Dan keberdukaan sepertinya sudah terlabeli sebagai hal yang sangat menyedihkan.
Ditinggal untuk selamanya mungkin kebanyakan dari kita selalu sedih dan menunjukannya.
Sebenarnya untuk apa sedih?
Apakah sebagai media menyalurkan perasaan??
Atau sebagai kebiasaan dalam moralitas?
Biasanya yang merasa menjadi paling dekat dan sayang yang sangat pilu ketika terjadi perpisahan.
Bukan kah dengan sedih atau tak sedih efeknya sama saja?
Perpisahan tetap akan menjadi perpisahan karena kesedihan tak dapat merubah apapun.
Jika dengan bersedih apakah berarti kita yang paling sayang.
Jika begitu berarti “tak sedih maka tak sayang?”

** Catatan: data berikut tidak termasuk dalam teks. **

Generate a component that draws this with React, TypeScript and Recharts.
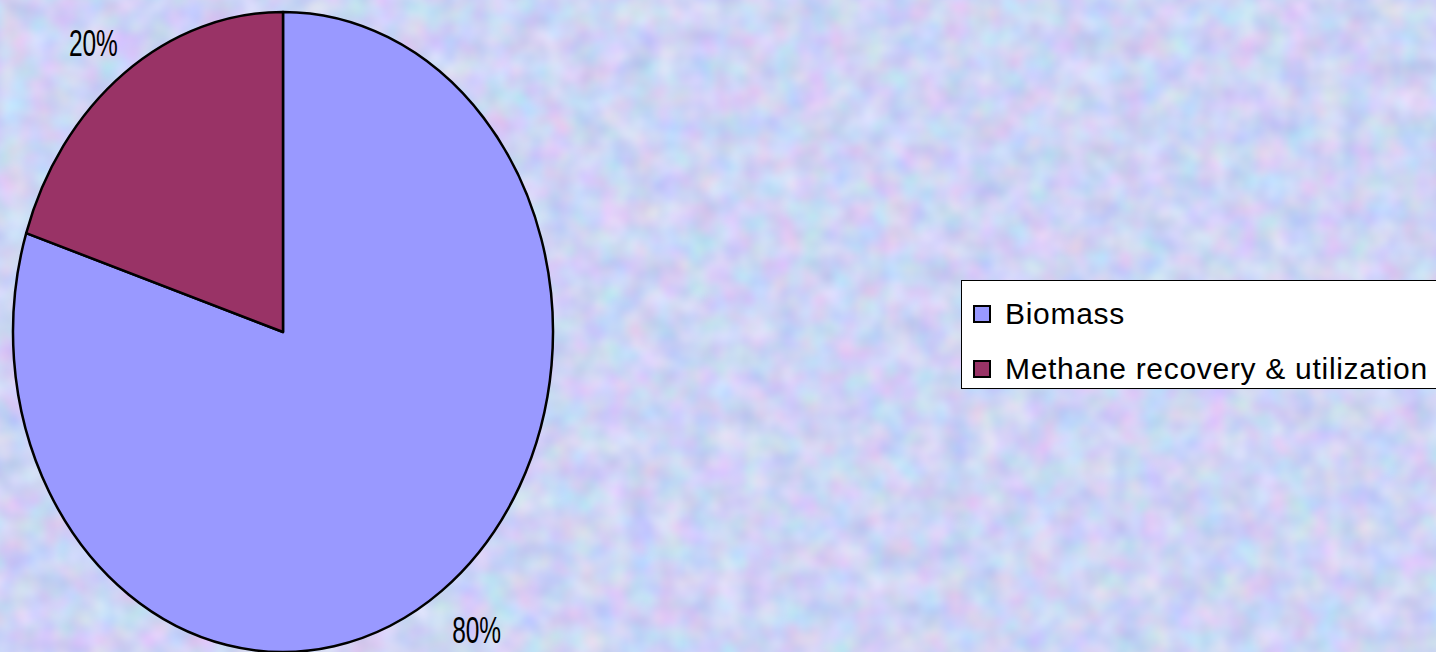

Apakah salah jika ada seseorang yang ditinggalkan dan dia happy happy saja, dan apakah salah ketika ada rekan yang mengucapkan turut berduka cita kemudian direspon dengan candaan?
Di tahun 2022 tepatnya dibulan april, saya kehilangan sesuatu yang diperjuangkan
Ayah saya sudah didiami monster yang namanya diabetes bertahun tahun lalu dari semenjak saya kecil,dan ketika saya kelas 3 SD bapak saya divonis komplikasi.
Bukan lagi hanya diabetes tapi tentang segala penyakit.
Belasan tahun hidup yang dirundung kesedihan,hidup berada digaris kemiskinan dengan kondisi ayah yang sakit kras serta sang superhero yang sangat kuat (saya menyebutnya ibu).
Tak kenal panas dan hujan yang selalu berrkeliling berjualan untuk keluarga.